Aim of the exercise:
In the listing below, locate the line with "Reproduce this chart with matplotlib." and the line with "from matplotlib.lines import Line2D", then output both and everything between them exactly, minus any pictures.

Record list:

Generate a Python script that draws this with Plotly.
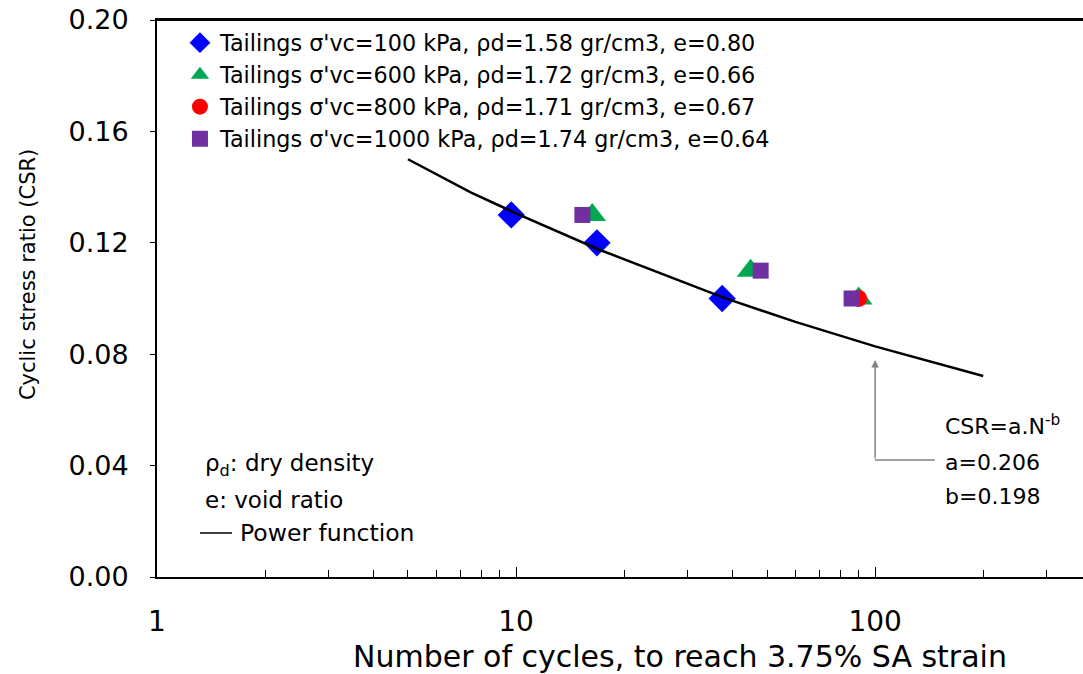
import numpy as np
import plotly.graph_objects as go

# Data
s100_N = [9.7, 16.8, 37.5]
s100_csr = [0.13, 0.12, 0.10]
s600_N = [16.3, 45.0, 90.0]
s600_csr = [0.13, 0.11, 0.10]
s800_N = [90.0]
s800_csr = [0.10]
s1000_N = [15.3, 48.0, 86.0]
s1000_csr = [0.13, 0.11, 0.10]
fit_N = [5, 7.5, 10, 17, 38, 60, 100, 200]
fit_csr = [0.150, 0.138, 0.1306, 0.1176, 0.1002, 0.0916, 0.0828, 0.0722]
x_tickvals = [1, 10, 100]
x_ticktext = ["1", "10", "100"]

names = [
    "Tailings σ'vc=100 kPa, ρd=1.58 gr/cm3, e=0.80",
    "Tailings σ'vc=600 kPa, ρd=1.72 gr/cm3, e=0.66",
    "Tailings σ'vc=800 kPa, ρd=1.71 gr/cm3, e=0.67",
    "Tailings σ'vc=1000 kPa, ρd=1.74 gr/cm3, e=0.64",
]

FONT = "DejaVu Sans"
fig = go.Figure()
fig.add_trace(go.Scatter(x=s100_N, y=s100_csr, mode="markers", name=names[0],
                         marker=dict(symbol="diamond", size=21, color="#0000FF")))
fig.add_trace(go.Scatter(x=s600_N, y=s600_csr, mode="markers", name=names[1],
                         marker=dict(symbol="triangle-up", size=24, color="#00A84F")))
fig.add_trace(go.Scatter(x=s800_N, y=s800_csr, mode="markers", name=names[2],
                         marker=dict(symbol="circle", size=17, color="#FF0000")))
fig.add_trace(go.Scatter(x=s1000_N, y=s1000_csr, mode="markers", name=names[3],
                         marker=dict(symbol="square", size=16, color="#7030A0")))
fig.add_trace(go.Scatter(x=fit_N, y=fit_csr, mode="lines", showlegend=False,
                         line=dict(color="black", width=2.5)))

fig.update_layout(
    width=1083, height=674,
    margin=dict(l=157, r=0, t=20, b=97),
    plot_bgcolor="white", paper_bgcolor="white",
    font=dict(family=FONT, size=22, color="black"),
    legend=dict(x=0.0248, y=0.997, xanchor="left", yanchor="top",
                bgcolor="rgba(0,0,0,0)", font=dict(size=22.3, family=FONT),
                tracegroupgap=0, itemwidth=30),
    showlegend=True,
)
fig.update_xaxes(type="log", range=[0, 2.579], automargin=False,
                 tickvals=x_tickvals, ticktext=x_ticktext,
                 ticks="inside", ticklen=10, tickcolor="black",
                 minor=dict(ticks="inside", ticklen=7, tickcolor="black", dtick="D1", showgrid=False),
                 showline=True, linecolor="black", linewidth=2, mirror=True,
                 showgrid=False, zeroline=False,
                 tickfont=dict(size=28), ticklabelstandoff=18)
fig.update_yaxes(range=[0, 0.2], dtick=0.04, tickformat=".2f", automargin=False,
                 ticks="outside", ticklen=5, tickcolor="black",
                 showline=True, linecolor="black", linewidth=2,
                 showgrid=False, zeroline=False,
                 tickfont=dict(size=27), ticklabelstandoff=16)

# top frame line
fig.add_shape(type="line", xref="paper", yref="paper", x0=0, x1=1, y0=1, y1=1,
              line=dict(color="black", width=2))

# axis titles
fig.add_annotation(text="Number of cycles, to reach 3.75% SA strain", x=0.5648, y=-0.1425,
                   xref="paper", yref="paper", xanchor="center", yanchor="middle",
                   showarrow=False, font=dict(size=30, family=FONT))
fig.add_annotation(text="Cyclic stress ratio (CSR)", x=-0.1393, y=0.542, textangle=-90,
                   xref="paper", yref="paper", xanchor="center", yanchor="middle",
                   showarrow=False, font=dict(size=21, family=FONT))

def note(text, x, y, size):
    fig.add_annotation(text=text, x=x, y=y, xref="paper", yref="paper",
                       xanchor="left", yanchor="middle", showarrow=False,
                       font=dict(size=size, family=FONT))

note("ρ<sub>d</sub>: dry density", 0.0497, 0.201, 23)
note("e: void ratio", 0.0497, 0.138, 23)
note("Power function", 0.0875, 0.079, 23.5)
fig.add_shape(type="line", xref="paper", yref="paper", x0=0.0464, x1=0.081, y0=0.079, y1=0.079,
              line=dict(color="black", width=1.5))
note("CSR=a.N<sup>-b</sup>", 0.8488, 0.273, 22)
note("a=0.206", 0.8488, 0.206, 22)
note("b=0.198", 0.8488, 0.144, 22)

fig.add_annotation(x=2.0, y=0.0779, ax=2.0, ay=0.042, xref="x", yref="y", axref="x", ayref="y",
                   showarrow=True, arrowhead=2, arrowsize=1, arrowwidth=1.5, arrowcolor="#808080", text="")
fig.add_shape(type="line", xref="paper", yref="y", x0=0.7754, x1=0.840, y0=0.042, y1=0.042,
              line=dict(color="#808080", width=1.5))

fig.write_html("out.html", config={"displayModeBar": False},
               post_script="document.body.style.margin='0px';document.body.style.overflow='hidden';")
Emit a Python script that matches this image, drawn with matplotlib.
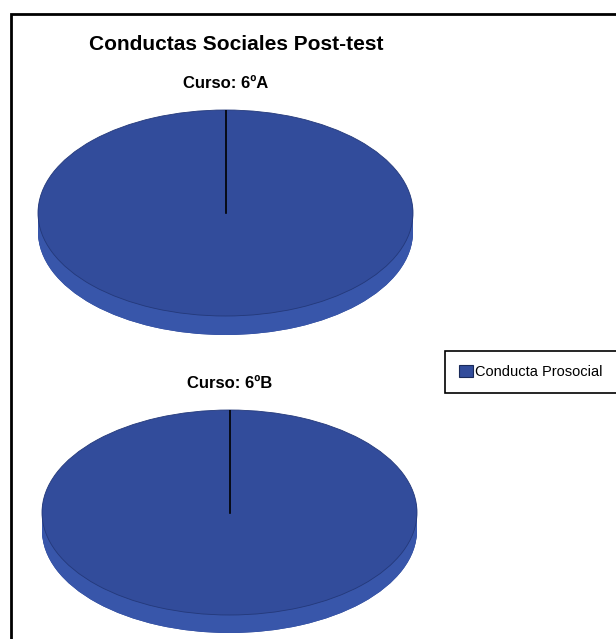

--

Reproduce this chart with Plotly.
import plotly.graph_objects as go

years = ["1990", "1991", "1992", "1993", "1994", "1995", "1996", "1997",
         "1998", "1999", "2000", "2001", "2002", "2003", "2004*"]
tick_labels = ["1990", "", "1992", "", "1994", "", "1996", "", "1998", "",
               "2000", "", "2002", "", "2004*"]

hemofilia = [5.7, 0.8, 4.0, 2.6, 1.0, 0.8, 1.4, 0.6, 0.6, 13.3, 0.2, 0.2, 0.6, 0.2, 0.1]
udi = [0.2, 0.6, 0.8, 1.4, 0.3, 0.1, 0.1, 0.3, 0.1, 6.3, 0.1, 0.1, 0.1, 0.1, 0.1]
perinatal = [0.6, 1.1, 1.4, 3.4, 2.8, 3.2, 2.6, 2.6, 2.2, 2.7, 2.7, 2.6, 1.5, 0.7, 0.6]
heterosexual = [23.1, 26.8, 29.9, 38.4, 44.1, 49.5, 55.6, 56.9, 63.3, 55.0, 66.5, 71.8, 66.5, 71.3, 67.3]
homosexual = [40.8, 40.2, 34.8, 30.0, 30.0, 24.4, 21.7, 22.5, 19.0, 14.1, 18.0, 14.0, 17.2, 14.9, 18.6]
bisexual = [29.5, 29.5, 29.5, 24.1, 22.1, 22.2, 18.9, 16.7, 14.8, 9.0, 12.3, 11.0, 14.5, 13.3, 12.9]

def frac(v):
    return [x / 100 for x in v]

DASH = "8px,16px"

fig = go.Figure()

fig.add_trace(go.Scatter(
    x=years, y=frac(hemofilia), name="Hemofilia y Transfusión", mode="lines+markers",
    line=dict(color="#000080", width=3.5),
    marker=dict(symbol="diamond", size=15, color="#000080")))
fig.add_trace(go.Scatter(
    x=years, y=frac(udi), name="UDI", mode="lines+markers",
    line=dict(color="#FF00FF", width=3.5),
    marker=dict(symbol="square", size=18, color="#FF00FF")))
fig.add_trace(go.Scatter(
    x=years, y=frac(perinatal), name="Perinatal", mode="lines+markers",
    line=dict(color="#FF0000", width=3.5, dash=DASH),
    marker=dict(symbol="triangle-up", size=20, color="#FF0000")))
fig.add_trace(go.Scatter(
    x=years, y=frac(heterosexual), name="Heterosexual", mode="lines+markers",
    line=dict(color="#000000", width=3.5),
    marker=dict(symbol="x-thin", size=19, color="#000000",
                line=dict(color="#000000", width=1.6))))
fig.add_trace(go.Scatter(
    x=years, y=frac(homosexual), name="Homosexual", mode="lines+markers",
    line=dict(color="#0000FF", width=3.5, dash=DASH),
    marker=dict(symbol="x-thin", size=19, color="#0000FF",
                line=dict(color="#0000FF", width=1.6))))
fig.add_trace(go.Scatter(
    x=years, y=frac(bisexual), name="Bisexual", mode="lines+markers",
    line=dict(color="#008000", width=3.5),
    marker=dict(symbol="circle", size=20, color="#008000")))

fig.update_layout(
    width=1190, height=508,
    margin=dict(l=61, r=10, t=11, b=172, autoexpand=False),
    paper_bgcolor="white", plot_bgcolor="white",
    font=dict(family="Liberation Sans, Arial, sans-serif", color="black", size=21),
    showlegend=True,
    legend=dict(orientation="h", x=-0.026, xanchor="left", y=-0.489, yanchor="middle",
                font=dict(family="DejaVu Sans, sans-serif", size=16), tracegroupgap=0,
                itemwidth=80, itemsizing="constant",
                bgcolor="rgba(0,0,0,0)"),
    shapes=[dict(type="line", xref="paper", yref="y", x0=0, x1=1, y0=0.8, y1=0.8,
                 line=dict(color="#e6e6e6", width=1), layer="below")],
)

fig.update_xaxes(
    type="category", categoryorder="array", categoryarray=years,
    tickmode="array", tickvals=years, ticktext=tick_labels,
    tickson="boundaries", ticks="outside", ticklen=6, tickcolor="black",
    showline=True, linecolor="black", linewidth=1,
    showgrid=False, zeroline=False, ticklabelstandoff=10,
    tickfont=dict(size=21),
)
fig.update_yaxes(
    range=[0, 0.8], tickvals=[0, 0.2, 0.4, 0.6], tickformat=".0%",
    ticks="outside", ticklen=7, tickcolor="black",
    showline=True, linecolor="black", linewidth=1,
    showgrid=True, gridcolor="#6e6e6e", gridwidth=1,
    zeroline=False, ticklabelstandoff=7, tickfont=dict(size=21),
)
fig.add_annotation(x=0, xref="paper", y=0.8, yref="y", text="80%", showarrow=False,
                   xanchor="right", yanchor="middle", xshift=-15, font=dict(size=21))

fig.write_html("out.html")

---

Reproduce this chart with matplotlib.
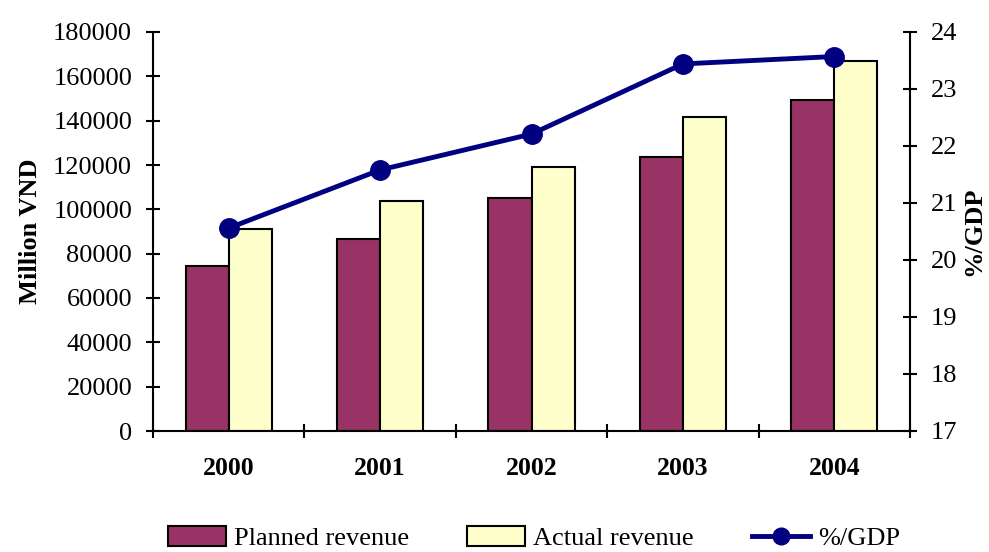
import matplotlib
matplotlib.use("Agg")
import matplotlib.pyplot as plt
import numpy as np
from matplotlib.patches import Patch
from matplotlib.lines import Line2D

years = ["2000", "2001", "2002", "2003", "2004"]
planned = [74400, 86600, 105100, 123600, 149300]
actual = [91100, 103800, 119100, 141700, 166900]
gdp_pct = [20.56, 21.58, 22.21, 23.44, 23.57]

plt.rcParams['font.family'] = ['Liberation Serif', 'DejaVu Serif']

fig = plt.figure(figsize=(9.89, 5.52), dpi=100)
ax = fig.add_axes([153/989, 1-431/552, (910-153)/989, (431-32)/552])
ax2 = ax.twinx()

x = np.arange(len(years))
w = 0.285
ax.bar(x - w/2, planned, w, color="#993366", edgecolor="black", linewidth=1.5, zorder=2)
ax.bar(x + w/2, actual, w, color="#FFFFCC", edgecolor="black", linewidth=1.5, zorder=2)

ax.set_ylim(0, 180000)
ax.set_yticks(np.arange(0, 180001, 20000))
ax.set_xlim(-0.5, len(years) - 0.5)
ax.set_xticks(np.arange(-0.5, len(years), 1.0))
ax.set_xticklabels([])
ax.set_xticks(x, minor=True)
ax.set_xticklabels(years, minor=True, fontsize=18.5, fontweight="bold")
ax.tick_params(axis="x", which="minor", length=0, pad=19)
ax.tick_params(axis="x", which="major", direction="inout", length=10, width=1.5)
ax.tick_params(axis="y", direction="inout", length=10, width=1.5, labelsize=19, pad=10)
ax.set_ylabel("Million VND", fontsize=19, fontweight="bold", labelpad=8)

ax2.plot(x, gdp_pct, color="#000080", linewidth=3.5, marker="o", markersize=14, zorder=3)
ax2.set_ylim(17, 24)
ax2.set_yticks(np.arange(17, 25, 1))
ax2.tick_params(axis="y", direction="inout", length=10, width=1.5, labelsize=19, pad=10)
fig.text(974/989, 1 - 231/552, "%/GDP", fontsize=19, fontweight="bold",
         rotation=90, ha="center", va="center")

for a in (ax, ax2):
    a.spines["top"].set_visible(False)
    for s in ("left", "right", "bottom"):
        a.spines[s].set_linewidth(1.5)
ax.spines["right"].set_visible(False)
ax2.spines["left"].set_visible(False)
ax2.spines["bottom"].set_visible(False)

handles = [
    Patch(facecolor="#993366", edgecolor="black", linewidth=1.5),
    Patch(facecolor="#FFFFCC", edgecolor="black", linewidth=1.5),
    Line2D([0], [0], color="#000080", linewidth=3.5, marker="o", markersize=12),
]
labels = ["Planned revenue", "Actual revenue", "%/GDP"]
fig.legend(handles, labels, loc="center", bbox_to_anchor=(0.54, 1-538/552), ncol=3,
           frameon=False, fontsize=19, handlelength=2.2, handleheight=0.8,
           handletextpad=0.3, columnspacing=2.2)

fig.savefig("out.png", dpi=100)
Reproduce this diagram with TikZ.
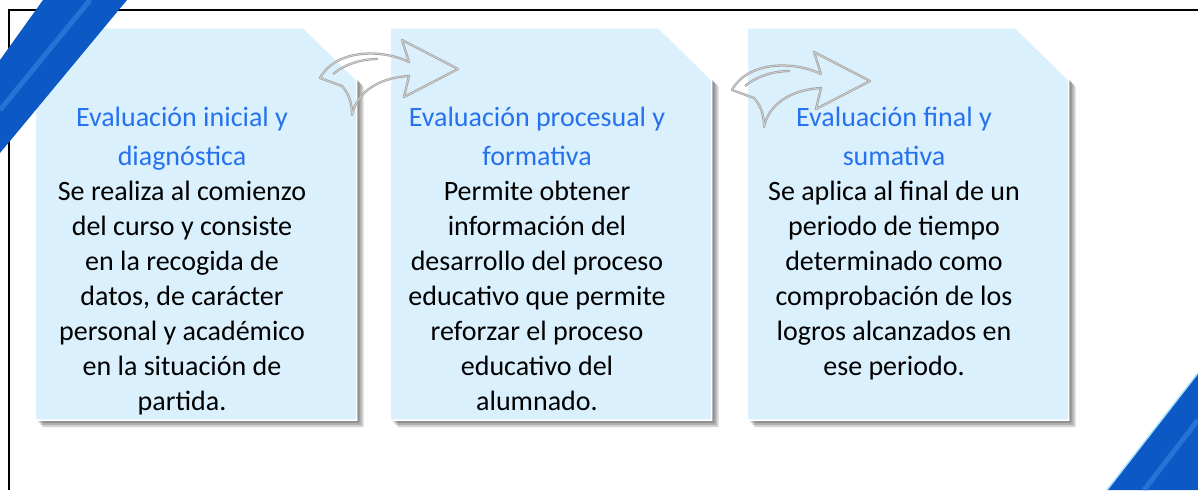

Task result:
Reproduce this chart with matplotlib.
import matplotlib
matplotlib.use("Agg")
import matplotlib.pyplot as plt
import numpy as np
from matplotlib.patches import Patch
from matplotlib.lines import Line2D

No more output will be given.